Flexible forms of work less popular

 

According to the PwC survey, 25% of Poles are not keen on working flexible hours. It is 12% above the EU average. At the same time, 40% of enterprises do not allow employees to work flexible hours. Part-time work in Poland is thus not as popular as in other EU Member States.

 

9.7% of women and 8% of men in Poland work on a part-time basis, while in the Netherlands, for example, it is respectively 76.5% and 26.2%.

 

Flexible forms of work allow for, inter alia: accumulating hours in order to take them back later (including in the form of whole days off) or/and changing working hours.
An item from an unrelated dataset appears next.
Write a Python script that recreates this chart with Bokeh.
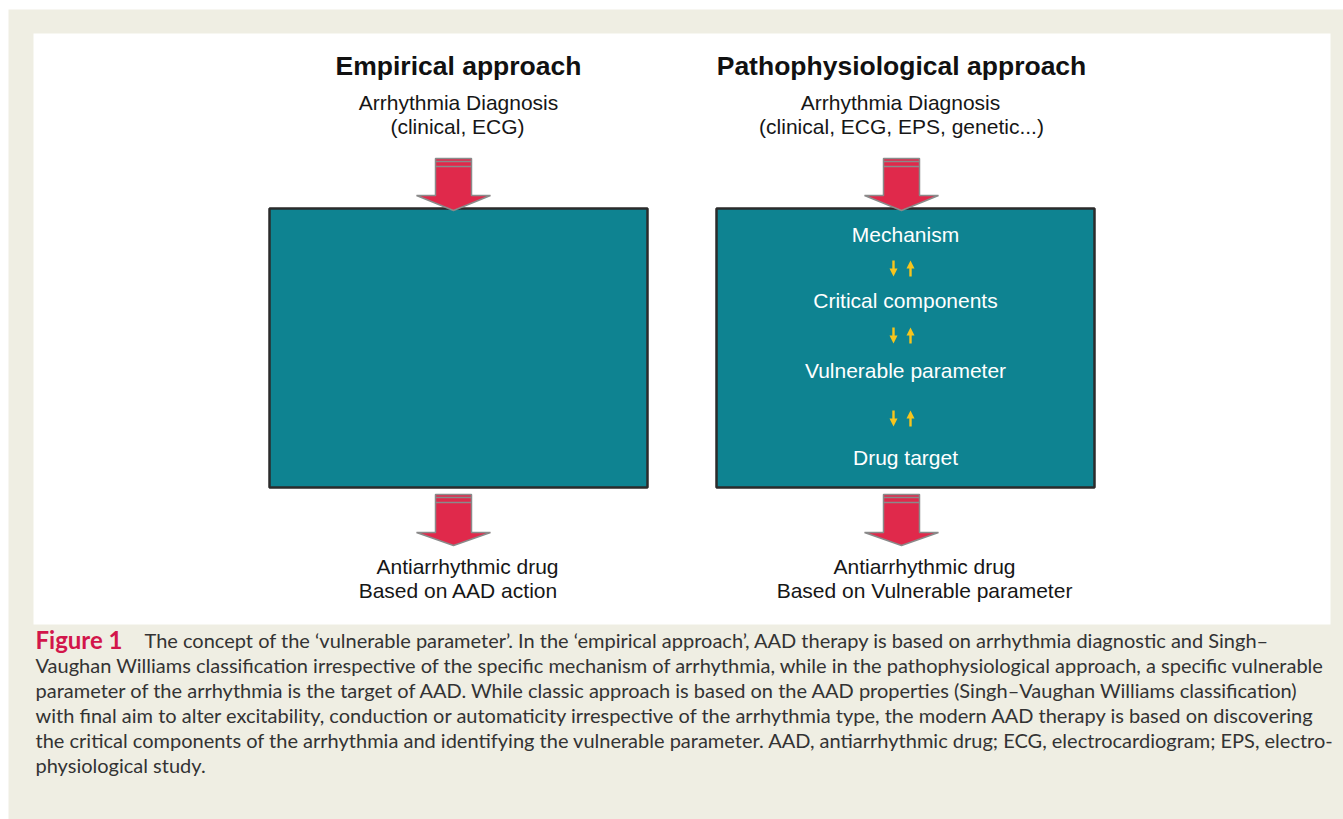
from bokeh.plotting import figure
from bokeh.models import Range1d, ColumnDataSource
from bokeh.core.properties import value
from bokeh.embed import file_html
from bokeh.resources import INLINE

# ---- content ----
left_title = "Empirical approach"
right_title = "Pathophysiological approach"
left_input = ["Arrhythmia Diagnosis", "(clinical, ECG)"]
right_input = ["Arrhythmia Diagnosis", "(clinical, ECG, EPS, genetic...)"]
right_steps = ["Mechanism", "Critical components", "Vulnerable parameter", "Drug target"]
left_output = ["Antiarrhythmic drug", "Based on AAD action"]
right_output = ["Antiarrhythmic drug", "Based on Vulnerable parameter"]
caption_label = "Figure 1"
caption_lines = [
    "The concept of the \u2018vulnerable parameter\u2019. In the \u2018empirical approach\u2019, AAD therapy is based on arrhythmia diagnostic and Singh\u2013",
    "Vaughan Williams classification irrespective of the specific mechanism of arrhythmia, while in the pathophysiological approach, a specific vulnerable",
    "parameter of the arrhythmia is the target of AAD. While classic approach is based on the AAD properties (Singh\u2013Vaughan Williams classification)",
    "with final aim to alter excitability, conduction or automaticity irrespective of the arrhythmia type, the modern AAD therapy is based on discovering",
    "the critical components of the arrhythmia and identifying the vulnerable parameter. AAD, antiarrhythmic drug; ECG, electrocardiogram; EPS, electro-",
    "physiological study.",
]

# ---- layout (screen-like coordinates) ----
W, H = 1343, 819
BEIGE = "#EFEEE3"
TEAL = "#0E8391"
RED = "#E0294B"
YELLOW = "#F7C51C"
FONT = value("Liberation Sans")
CAP_FONT = value("Lato")

p = figure(width=W, height=H, x_range=Range1d(0, W), y_range=Range1d(H, 0),
           output_backend="svg", toolbar_location=None, min_border=0)
p.axis.visible = False
p.grid.visible = False
p.outline_line_color = None
p.background_fill_color = "white"
p.border_fill_color = "white"

# beige page and white panel
p.quad(left=8, right=W, top=9, bottom=H, fill_color=BEIGE, line_color=None)
p.quad(left=33, right=1330, top=33, bottom=624, fill_color="white", line_color=None)

# boxes
boxes = dict(left=[269, 716], right=[647, 1094], top=[208, 208], bottom=[487, 487])
p.quad(source=ColumnDataSource(boxes), left="left", right="right", top="top", bottom="bottom",
       fill_color=TEAL, line_color="#2b2b2b", line_width=2.5)


def big_arrow(cx, top, head_y, tip):
    xs = [cx - 18, cx + 18, cx + 18, cx + 37, cx, cx - 37, cx - 18]
    ys = [top, top, head_y, head_y, tip, head_y, head_y]
    p.patch(xs, ys, fill_color=RED, line_color="#8a8a8a", line_width=1.5)
    p.segment(x0=[cx - 18, cx - 18], x1=[cx + 18, cx + 18], y0=[top + 3, top + 8], y1=[top + 3, top + 8],
              line_color="#8a8a8a", line_width=1.5)


for cx in (453, 901):
    big_arrow(cx, 158, 195, 210)
    big_arrow(cx, 494, 532, 545)


def small_arrow(cx, y0, y1, down):
    if down:
        xs = [cx - 1.2, cx + 1.2, cx + 1.2, cx + 4, cx, cx - 4, cx - 1.2]
        ys = [y0, y0, y1 - 8, y1 - 8, y1, y1 - 8, y1 - 8]
    else:
        xs = [cx - 1.2, cx + 1.2, cx + 1.2, cx + 4, cx, cx - 4, cx - 1.2]
        ys = [y1, y1, y0 + 8, y0 + 8, y0, y0 + 8, y0 + 8]
    p.patch(xs, ys, fill_color=YELLOW, line_color=None)


for yc in (268, 335, 418):
    small_arrow(893, yc - 8, yc + 8, True)
    small_arrow(910, yc - 8, yc + 8, False)

# titles
p.text(x=[458, 901], y=[65, 65], text=[left_title, right_title], text_font=FONT,
       text_font_size="26.5px", text_font_style="bold", text_align="center",
       text_baseline="middle", text_color="#111111")
p.text(x=[458, 457, 900, 901], y=[102, 126, 102, 126],
       text=left_input + right_input, text_font=FONT, text_font_size="21px",
       text_align="center", text_baseline="middle", text_color="#161616")
p.text(x=[905] * 4, y=[234, 300, 370, 457], text=right_steps, text_font=FONT,
       text_font_size="21px", text_align="center", text_baseline="middle", text_color="white")
p.text(x=[467, 458, 924, 924], y=[566, 590, 566, 590], text=left_output + right_output,
       text_font=FONT, text_font_size="21px", text_align="center", text_baseline="middle",
       text_color="#161616")

# caption
p.text(x=[35], y=[639], text=[caption_label], text_font=CAP_FONT, text_font_size="24px",
       text_font_style="bold", text_color="#D2164B", text_baseline="middle")
cap_x = [144] + [35] * 5
cap_y = [639, 664, 689, 714, 739, 764]
p.text(x=cap_x, y=cap_y, text=caption_lines, text_font=CAP_FONT, text_font_size="20px",
       text_color="#333333", text_baseline="middle")

open("out.html", "w").write(file_html(p, INLINE))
In Germany, 62% of employers offer all these forms. In Poland, it is 44%.

 

Office work vs. remote work

 

The share of people working from home in the total number of employees in Poland is 13.1%. The EU average is only 0.4 percentage points higher. Remote work is most popular in Denmark (29.2%) and least popular in Romania (0.6%).

 

Women active in the labour market

 

According to PwC, women spend ever more time at work. They work over 40 hours a week, over 8 hours a day and over an hour longer than the EU average. Women in Italy, Denmark, Ireland and Estonia spend less time at work than women in Poland.

 

Importantly, the share of women in the total number of employees in Poland is rising systematically. It is about 50% at present.